### Task material
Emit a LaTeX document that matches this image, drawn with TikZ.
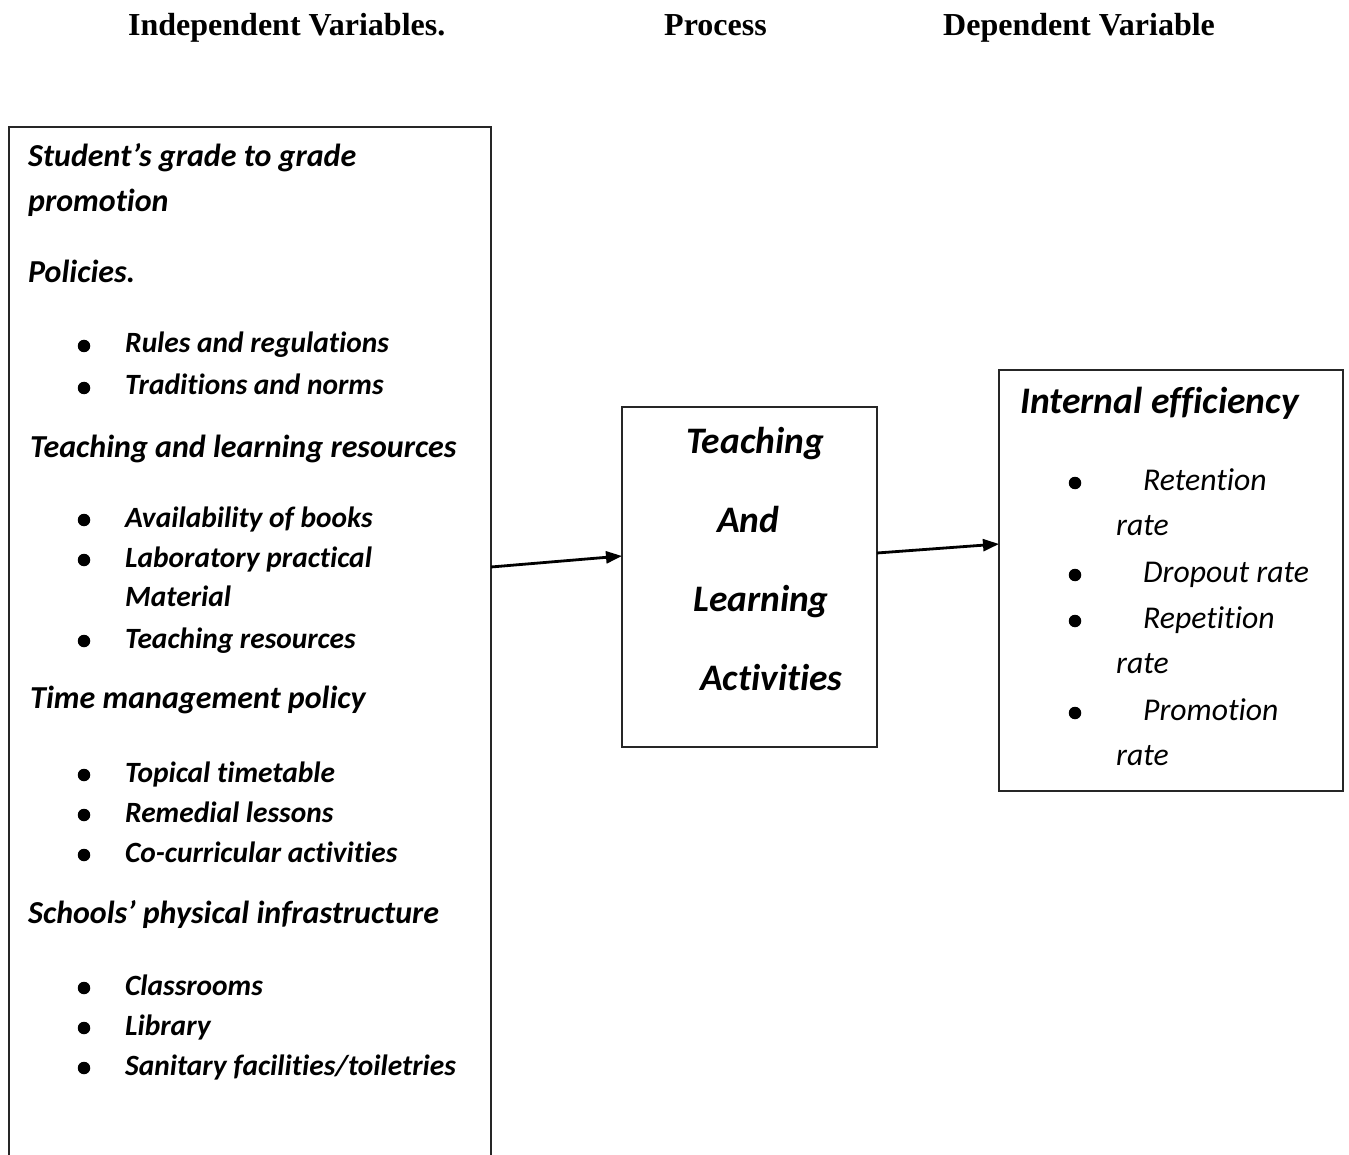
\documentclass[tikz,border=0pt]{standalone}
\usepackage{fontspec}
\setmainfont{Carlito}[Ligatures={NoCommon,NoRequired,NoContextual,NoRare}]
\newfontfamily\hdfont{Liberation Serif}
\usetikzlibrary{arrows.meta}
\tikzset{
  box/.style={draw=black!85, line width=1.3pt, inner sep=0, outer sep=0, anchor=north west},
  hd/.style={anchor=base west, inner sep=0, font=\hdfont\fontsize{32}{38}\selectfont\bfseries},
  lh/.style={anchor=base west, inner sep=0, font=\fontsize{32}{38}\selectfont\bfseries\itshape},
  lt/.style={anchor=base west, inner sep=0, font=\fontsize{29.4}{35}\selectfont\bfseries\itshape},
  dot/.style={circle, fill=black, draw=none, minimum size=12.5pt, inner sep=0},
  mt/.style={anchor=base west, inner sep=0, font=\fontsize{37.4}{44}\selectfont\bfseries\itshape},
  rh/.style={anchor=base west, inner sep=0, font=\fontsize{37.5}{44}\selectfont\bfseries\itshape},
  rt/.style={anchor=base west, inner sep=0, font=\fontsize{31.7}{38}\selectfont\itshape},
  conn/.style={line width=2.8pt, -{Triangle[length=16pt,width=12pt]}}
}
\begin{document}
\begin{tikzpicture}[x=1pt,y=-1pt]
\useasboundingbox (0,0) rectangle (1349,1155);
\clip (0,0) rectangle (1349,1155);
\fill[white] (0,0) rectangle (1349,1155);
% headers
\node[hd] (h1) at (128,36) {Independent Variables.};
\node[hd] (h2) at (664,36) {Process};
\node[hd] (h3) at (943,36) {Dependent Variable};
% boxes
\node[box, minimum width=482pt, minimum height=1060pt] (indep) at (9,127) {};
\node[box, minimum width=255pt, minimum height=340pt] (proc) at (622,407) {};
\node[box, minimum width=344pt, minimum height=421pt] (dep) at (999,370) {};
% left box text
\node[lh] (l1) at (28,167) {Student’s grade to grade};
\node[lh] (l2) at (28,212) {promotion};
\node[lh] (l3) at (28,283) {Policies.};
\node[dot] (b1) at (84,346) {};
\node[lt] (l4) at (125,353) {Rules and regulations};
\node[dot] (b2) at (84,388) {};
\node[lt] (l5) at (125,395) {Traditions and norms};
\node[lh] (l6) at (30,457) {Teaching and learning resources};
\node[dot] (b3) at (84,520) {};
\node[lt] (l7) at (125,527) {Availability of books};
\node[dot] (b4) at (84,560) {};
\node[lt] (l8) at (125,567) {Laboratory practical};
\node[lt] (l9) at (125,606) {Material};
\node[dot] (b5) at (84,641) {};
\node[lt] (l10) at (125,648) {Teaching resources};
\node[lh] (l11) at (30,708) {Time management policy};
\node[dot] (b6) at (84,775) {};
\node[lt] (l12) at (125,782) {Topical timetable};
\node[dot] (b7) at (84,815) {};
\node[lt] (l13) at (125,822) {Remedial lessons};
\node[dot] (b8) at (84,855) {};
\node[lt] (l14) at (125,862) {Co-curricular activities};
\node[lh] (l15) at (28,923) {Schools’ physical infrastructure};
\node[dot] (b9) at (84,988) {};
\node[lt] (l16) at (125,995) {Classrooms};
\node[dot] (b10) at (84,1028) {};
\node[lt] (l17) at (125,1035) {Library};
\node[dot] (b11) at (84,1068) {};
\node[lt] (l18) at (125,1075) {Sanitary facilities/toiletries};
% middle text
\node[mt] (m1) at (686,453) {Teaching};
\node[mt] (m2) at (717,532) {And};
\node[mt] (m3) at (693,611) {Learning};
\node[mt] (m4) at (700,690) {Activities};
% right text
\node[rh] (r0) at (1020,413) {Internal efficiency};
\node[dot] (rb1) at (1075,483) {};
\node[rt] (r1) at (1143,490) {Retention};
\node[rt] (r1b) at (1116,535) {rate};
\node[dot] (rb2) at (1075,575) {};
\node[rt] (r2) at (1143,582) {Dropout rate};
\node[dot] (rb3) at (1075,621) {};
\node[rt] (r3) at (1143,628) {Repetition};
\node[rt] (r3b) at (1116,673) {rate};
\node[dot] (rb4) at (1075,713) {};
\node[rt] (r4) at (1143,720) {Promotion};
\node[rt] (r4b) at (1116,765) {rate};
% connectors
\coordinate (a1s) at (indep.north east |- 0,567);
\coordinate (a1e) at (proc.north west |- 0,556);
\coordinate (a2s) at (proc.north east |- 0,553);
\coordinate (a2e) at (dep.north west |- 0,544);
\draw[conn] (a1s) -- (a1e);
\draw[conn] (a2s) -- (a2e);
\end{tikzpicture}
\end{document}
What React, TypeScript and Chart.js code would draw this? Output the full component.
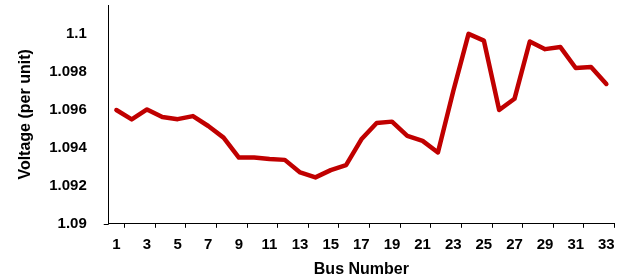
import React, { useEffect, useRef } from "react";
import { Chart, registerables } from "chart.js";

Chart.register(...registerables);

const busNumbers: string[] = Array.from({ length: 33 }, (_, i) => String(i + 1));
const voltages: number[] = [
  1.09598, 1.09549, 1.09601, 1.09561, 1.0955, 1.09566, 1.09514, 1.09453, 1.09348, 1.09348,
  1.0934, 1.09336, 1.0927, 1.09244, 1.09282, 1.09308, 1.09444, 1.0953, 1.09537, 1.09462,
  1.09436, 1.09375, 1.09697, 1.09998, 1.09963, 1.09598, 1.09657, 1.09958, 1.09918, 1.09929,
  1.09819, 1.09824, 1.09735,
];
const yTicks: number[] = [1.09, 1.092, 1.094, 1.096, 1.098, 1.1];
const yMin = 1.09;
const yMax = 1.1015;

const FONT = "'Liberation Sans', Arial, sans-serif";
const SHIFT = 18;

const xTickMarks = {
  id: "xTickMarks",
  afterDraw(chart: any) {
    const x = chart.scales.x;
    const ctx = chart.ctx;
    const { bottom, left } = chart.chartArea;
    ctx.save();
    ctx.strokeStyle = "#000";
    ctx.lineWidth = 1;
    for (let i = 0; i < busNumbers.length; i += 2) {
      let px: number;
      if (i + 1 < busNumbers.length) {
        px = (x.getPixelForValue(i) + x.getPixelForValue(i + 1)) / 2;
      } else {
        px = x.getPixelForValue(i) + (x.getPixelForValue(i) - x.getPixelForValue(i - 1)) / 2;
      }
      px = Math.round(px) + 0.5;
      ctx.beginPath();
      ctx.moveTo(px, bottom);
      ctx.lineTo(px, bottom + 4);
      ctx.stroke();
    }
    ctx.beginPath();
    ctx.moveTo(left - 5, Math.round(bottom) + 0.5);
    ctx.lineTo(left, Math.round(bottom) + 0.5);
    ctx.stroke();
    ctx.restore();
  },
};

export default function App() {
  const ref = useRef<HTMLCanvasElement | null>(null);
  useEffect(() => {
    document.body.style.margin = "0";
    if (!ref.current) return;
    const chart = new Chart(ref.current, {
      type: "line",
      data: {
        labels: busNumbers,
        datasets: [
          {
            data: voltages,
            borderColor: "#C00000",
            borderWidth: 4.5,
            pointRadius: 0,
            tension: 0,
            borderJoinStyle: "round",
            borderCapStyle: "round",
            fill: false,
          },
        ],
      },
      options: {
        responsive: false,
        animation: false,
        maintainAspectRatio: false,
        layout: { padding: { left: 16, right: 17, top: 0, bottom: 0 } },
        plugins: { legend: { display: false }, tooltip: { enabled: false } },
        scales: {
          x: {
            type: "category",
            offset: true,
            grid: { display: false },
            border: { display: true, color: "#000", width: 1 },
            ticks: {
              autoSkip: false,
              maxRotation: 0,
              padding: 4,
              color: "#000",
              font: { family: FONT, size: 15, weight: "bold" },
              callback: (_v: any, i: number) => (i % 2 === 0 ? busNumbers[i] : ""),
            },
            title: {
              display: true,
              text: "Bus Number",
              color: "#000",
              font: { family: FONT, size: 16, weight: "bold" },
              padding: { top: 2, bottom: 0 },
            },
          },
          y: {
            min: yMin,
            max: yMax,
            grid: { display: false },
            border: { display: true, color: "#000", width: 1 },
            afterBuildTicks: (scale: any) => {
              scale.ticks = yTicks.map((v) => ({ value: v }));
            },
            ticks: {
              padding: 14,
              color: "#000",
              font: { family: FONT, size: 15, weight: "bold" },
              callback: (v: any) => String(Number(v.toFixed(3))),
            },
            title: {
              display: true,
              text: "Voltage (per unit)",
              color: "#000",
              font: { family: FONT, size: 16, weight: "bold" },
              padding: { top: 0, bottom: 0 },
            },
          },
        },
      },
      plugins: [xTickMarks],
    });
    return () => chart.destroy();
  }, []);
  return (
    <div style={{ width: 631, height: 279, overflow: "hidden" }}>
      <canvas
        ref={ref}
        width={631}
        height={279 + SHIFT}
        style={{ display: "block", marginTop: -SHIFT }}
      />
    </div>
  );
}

### Problem description
Transcribe only the lines from the line holding "What React, TypeScript" through the line holding "Chart.register(...registerables);", inclusive, without any of the pictures.

### Written response
What React, TypeScript and Chart.js code would draw this? Output the full component.
import React, { useEffect, useRef } from "react";
import { Chart, registerables } from "chart.js";

Chart.register(...registerables);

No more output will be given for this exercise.